Às vésperas do bicentenário da formação de um Estado independente, em setembro de 2022, a construção da nação permanece inacabada, pois, assim como ela permaneceu refratária à abolição do tráfico e da escravidão no momento oportuno, ela se mostrou impérvia à implantação de um verdadeira sistema de educação de massas de qualidade, assim como, num passado não muito remoto, esqueceu-se da distribuição da propriedade e da integração dos antigos escravos e dos rurícolas marginais aos benefícios da alfabetização e dos cuidados elementares de saneamento básico, e até hoje permanece indiferente ao grau elevado de violência urbana, que atinge sobretudo as populações pobres das favelas. O Brasil do bicentenário de sua independência nos aflige, profundamente, e a maior parte das razões estão muito bem descritas, esmiuçadas, explicadas e criticadas nesta obra monumental. 

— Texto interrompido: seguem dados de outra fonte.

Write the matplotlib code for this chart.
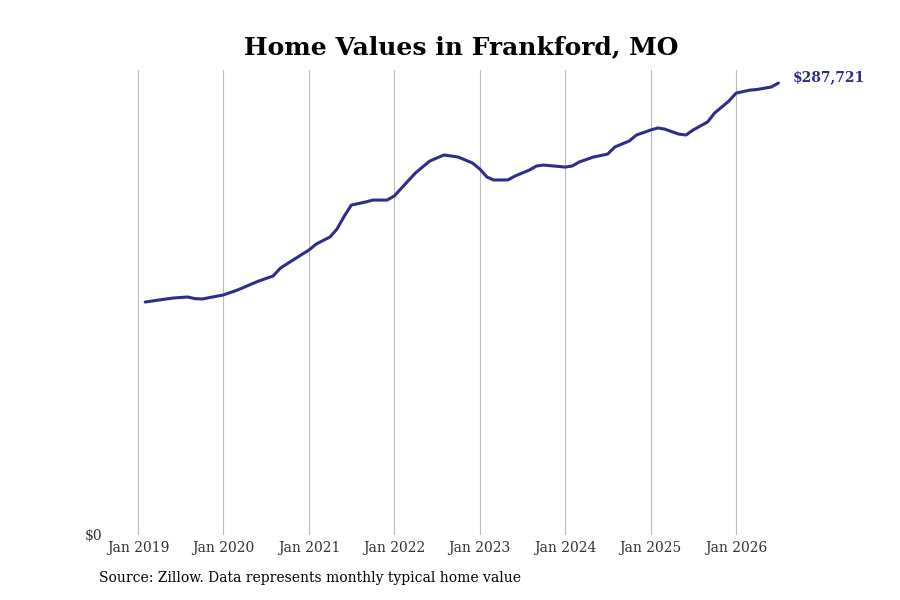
import matplotlib
matplotlib.use("Agg")
import matplotlib.pyplot as plt
import pandas as pd

# monthly typical home value
months = ["2019-02", "2019-04", "2019-06", "2019-08", "2019-09", "2019-10", "2020-01", "2020-03",
          "2020-05", "2020-06", "2020-08", "2020-09", "2020-11", "2021-01", "2021-02", "2021-04",
          "2021-05", "2021-06", "2021-07", "2021-09", "2021-10", "2021-12", "2022-01", "2022-02",
          "2022-04", "2022-06", "2022-08", "2022-10", "2022-12", "2023-01", "2023-02", "2023-03",
          "2023-05", "2023-06", "2023-08", "2023-09", "2023-10", "2024-01", "2024-02", "2024-03",
          "2024-05", "2024-07", "2024-08", "2024-10", "2024-11", "2025-01", "2025-02", "2025-03",
          "2025-05", "2025-06", "2025-07", "2025-09", "2025-10", "2025-12", "2026-01", "2026-03",
          "2026-04", "2026-06", "2026-07"]
values = [148300, 149600, 150850, 151500, 150500, 150200, 152800, 155900,
          159800, 161700, 164900, 169900, 175700, 181400, 185200, 189700,
          194800, 203000, 210000, 212000, 213200, 213200, 215800, 220900,
          230400, 238000, 241900, 240600, 236800, 233000, 227900, 226000,
          226000, 228500, 232300, 234900, 235500, 234200, 234900, 237400,
          240600, 242500, 247000, 250800, 254600, 257800, 259100, 258400,
          255200, 254600, 257800, 262900, 268600, 276200, 281300, 283200,
          283600, 285200, 287721]
tick_labels = ["Jan 2019", "Jan 2020", "Jan 2021", "Jan 2022", "Jan 2023", "Jan 2024", "Jan 2025", "Jan 2026"]

plt.rcParams['font.family'] = ['DejaVu Serif']
color = "#2e2d8c"

dates = pd.to_datetime(months)
fig = plt.figure(figsize=(9, 6), dpi=100)
ax = fig.add_axes([108 / 900, 65 / 600, 684 / 900, 465 / 600])
ax.plot(dates, values, color=color, linewidth=2.2, solid_capstyle='round', solid_joinstyle='round')

ticks = pd.to_datetime([t.replace("Jan ", "") + "-01-01" for t in tick_labels])
ax.set_xticks(ticks)
ax.set_xticklabels(tick_labels, fontsize=10, color="#333333")
ax.set_xlim(ticks[0] - pd.Timedelta(days=128), ticks[0] + pd.Timedelta(days=int(654 / 85.43 * 365.25)))
ax.set_ylim(0, 296000)
ax.set_yticks([0])
ax.set_yticklabels(["$0"], fontsize=10, color="#333333")
ax.grid(axis='x', color="#bbbbbb", linewidth=0.8)
ax.tick_params(length=0, pad=4)
for s in ax.spines.values():
    s.set_visible(False)

ax.annotate(f"${values[-1]:,}", (dates[-1], values[-1]), xytext=(10, 4), textcoords='offset points',
            color=color, fontsize=10, fontweight='bold', va='center')
fig.text(0.513, 0.91, "Home Values in Frankford, MO", ha='center', fontsize=18, fontweight='bold')
fig.text(99 / 900, 18 / 600, "Source: Zillow. Data represents monthly typical home value", fontsize=10)

fig.savefig("out.png", dpi=100)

A feliz coincidência de que esta obra multivolumes esteja sendo publicada às vésperas do bicentenário oferece, precisamente, um guia, um manual seguro, um diretório dos nossos impasses democráticos e constitucionais, um manancial de informações e de argumentos que podem nos ajudar a identificar os problemas e traçar um roteiro de sugestões para sua correção ao início do terceiro centenário de nossa vida independente, como Estado soberano. O diagnóstico, não apenas constitucional, mas sobretudo compreensivo, no sentido weberiano da expressão, para que possamos congregar esforços na busca de caminhos democráticos, consensuais, para superar os atuais impasses da nacionalidade. Apenas com uma compreensão sofisticada dos problemas que se colocam à “brasilidade” será possível formular as prescrições adequadas para a adoção das medidas corretivas que devem ser aprovadas pela representação política.

O diagnóstico já foi feito por Edson Simões, a crítica dos erros passados também, os modelos oferecidos pelas democracias de mercado exitosas comparecem nesta sua obra que pode ser considerada uma síntese perfeita de uma trajetória intelectual das mais completas. Tive enorme prazer em percorrer suas densas páginas, o que me fez relembrar de quando, jovens adolescentes em São Paulo, trocávamos sugestões e exemplares de livros para enriquecer nossa formação inicial: entre esses autores estava Stefan Zweig, que havia projetado um futuro luminoso para o Brasil, em 1941, uma esperança até aqui frustrada em várias de suas dimensões. Aos 80 anos do suicídio do escritor, em pleno Carnaval de 1942, em Petrópolis, cabe esperar que o “país do futuro” almejado pelo grande intelectual austríaco, possa realizar-se no curso das próximas décadas, como nossos filhos e netos têm todo o direito de almejar. Com esta afetiva rememoração, encerro meus cumprimentos ao Edson Simões, seguro de que ele ofereceu o melhor de si nestes magníficos volumes.